→ **Work to complete**: Return all of the data exactly as written, without the pictures.
· · · · ·
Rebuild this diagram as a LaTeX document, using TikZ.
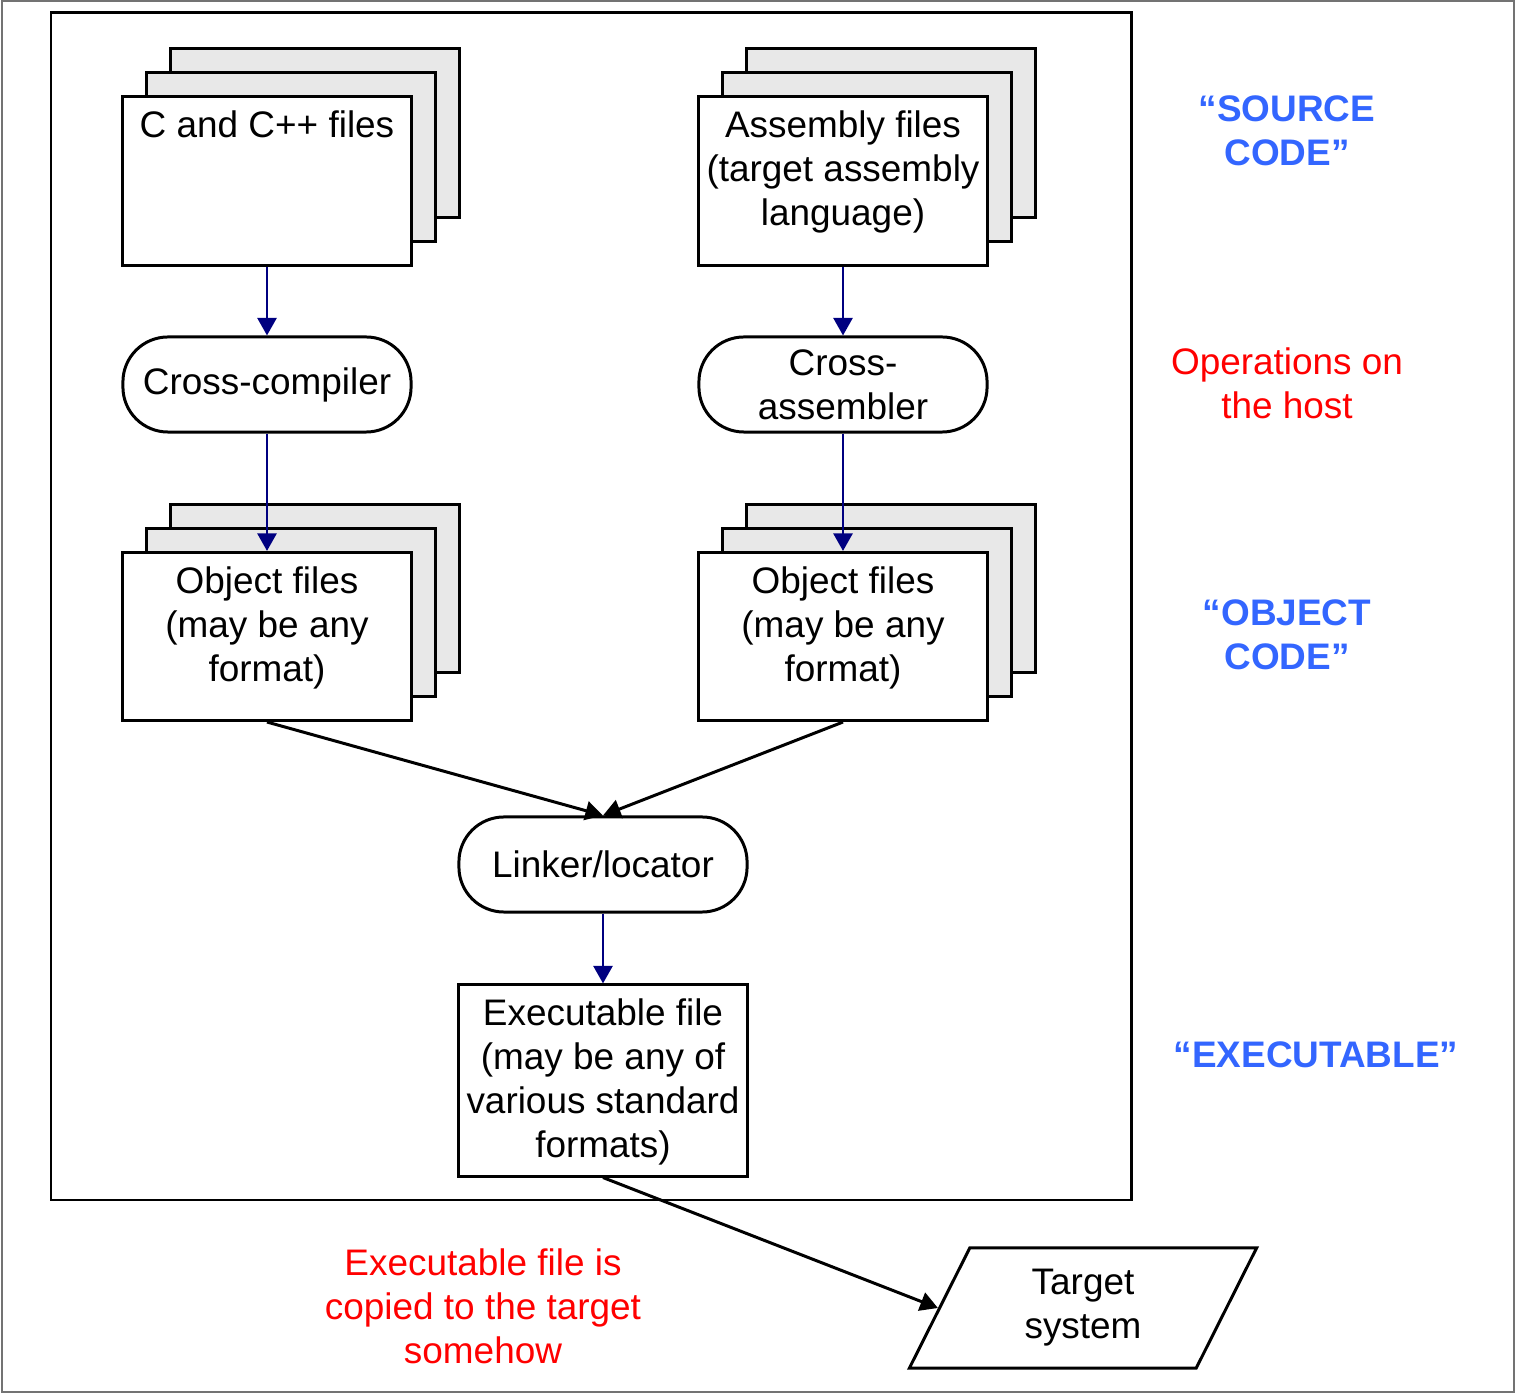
\documentclass[tikz,border=0pt]{standalone}
\usepackage{fontspec}
\setmainfont{Liberation Sans}
\usetikzlibrary{arrows.meta, shapes.geometric, shadows}
\definecolor{navy}{RGB}{0,0,128}
\definecolor{stageblue}{RGB}{51,102,255}
\definecolor{notered}{RGB}{255,0,0}
% text of a box, pinned to its top edge
\newcommand{\toptext}[2]{\parbox[t][#1][t]{2.84cm}{\centering #2}}

\begin{document}
\begin{tikzpicture}[
        x=0.01cm, y=-0.01cm,
        >={Triangle[length=5pt,width=5.4pt]},
        every node/.style={font=\fontsize{10.5}{12.5}\selectfont},
        plainbox/.style={draw, line width=0.85pt, fill=white, minimum width=2.88cm, inner xsep=0pt, inner ysep=0.14cm},
        filebox/.style={plainbox, minimum height=1.68cm,
            general shadow={fill=black!9, draw, line width=0.85pt, shadow xshift=0.48cm, shadow yshift=0.48cm},
            general shadow={fill=black!9, draw, line width=0.85pt, shadow xshift=0.24cm, shadow yshift=0.24cm}},
        procbox/.style={draw, line width=0.85pt, rounded corners=0.45cm, minimum width=2.88cm, minimum height=0.95cm, align=center, inner sep=2pt},
        targetbox/.style={draw, line width=0.85pt, trapezium, trapezium left angle=59, trapezium right angle=121, trapezium stretches body=true, minimum width=3.47cm, minimum height=1.2cm, align=center},
        stage/.style={text=stageblue, font=\fontsize{10.5}{12.5}\selectfont\bfseries, align=center},
        note/.style={text=notered, align=center},
        flow/.style={->, navy, line width=0.8pt},
        link/.style={->, line width=0.85pt}
    ]
    \useasboundingbox (0,0) rectangle (1515,1395);
    \draw[black!55, line width=0.4pt] (2,1) rectangle (1514,1392);

    % --- Host frame ---
    \draw[line width=0.85pt] (51,13) rectangle (1131,1200);

    % --- Source files ---
    \node[filebox] (cfiles) at (267,181) {\toptext{1.40cm}{C and C++ files}};
    \node[filebox] (asmfiles) at (843,181) {\toptext{1.40cm}{Assembly files\\(target assembly\\language)}};

    % --- Translators ---
    \node[procbox] (ccomp) at (267,384.5) {Cross-compiler};
    \node[procbox] (asm) at (843,384.5) {Cross-\\assembler};

    % --- Object files ---
    \node[filebox] (cobj) at (267,636.5) {\toptext{1.40cm}{Object files\\(may be any\\format)}};
    \node[filebox] (asmobj) at (843,636.5) {\toptext{1.40cm}{Object files\\(may be any\\format)}};

    % --- Link and output ---
    \node[procbox] (linker) at (603,864.5) {Linker/locator};
    \node[plainbox] (exec) at (603,1080.5) {\toptext{1.63cm}{Executable file\\(may be any of\\various standard\\formats)}};
    \node[targetbox] (target) at (1083,1308) {Target\\system};

    % --- Arrows ---
    \draw[flow] (cfiles.south) -- (ccomp.north);
    \draw[flow] (ccomp.south) -- (cobj.north);
    \draw[flow] (asmfiles.south) -- (asm.north);
    \draw[flow] (asm.south) -- (asmobj.north);
    \draw[link] (cobj.south) -- (linker.north);
    \draw[link] (asmobj.south) -- (linker.north);
    \draw[flow] (linker.south) -- (exec.north);
    \draw[link] (exec.south) -- (target.west);

    % --- Side labels ---
    \node[stage] (srclabel) at (1287,130.5) {“SOURCE\\CODE”};
    \node[note] (hostlabel) at (1287,383.5) {Operations on\\the host};
    \node[stage] (objlabel) at (1287,634.5) {“OBJECT\\CODE”};
    \node[stage] (exelabel) at (1316,1055) {“EXECUTABLE”};
    \node[note] (copylabel) at (483,1306.5) {Executable file is\\copied to the target\\somehow};
\end{tikzpicture}
\end{document}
· · · · ·
→ **Finished exercise**:
Rebuild this diagram as a LaTeX document, using TikZ.
\documentclass[tikz,border=0pt]{standalone}
\usepackage{fontspec}
\setmainfont{Liberation Sans}
\usetikzlibrary{arrows.meta, shapes.geometric, shadows}
\definecolor{navy}{RGB}{0,0,128}
\definecolor{stageblue}{RGB}{51,102,255}
\definecolor{notered}{RGB}{255,0,0}
% text of a box, pinned to its top edge
\newcommand{\toptext}[2]{\parbox[t][#1][t]{2.84cm}{\centering #2}}

\begin{document}
\begin{tikzpicture}[
        x=0.01cm, y=-0.01cm,
        >={Triangle[length=5pt,width=5.4pt]},
        every node/.style={font=\fontsize{10.5}{12.5}\selectfont},
        plainbox/.style={draw, line width=0.85pt, fill=white, minimum width=2.88cm, inner xsep=0pt, inner ysep=0.14cm},
        filebox/.style={plainbox, minimum height=1.68cm,
            general shadow={fill=black!9, draw, line width=0.85pt, shadow xshift=0.48cm, shadow yshift=0.48cm},
            general shadow={fill=black!9, draw, line width=0.85pt, shadow xshift=0.24cm, shadow yshift=0.24cm}},
        procbox/.style={draw, line width=0.85pt, rounded corners=0.45cm, minimum width=2.88cm, minimum height=0.95cm, align=center, inner sep=2pt},
        targetbox/.style={draw, line width=0.85pt, trapezium, trapezium left angle=59, trapezium right angle=121, trapezium stretches body=true, minimum width=3.47cm, minimum height=1.2cm, align=center},
        stage/.style={text=stageblue, font=\fontsize{10.5}{12.5}\selectfont\bfseries, align=center},
        note/.style={text=notered, align=center},
        flow/.style={->, navy, line width=0.8pt},
        link/.style={->, line width=0.85pt}
    ]
    \useasboundingbox (0,0) rectangle (1515,1395);
    \draw[black!55, line width=0.4pt] (2,1) rectangle (1514,1392);

    % --- Host frame ---
    \draw[line width=0.85pt] (51,13) rectangle (1131,1200);

    % --- Source files ---
    \node[filebox] (cfiles) at (267,181) {\toptext{1.40cm}{C and C++ files}};
    \node[filebox] (asmfiles) at (843,181) {\toptext{1.40cm}{Assembly files\\(target assembly\\language)}};

    % --- Translators ---
    \node[procbox] (ccomp) at (267,384.5) {Cross-compiler};
    \node[procbox] (asm) at (843,384.5) {Cross-\\assembler};

    % --- Object files ---
    \node[filebox] (cobj) at (267,636.5) {\toptext{1.40cm}{Object files\\(may be any\\format)}};
    \node[filebox] (asmobj) at (843,636.5) {\toptext{1.40cm}{Object files\\(may be any\\format)}};

    % --- Link and output ---
    \node[procbox] (linker) at (603,864.5) {Linker/locator};
    \node[plainbox] (exec) at (603,1080.5) {\toptext{1.63cm}{Executable file\\(may be any of\\various standard\\formats)}};
    \node[targetbox] (target) at (1083,1308) {Target\\system};

    % --- Arrows ---
    \draw[flow] (cfiles.south) -- (ccomp.north);
    \draw[flow] (ccomp.south) -- (cobj.north);
    \draw[flow] (asmfiles.south) -- (asm.north);
    \draw[flow] (asm.south) -- (asmobj.north);
    \draw[link] (cobj.south) -- (linker.north);
    \draw[link] (asmobj.south) -- (linker.north);
    \draw[flow] (linker.south) -- (exec.north);
    \draw[link] (exec.south) -- (target.west);

    % --- Side labels ---
    \node[stage] (srclabel) at (1287,130.5) {“SOURCE\\CODE”};
    \node[note] (hostlabel) at (1287,383.5) {Operations on\\the host};
    \node[stage] (objlabel) at (1287,634.5) {“OBJECT\\CODE”};
    \node[stage] (exelabel) at (1316,1055) {“EXECUTABLE”};
    \node[note] (copylabel) at (483,1306.5) {Executable file is\\copied to the target\\somehow};
\end{tikzpicture}
\end{document}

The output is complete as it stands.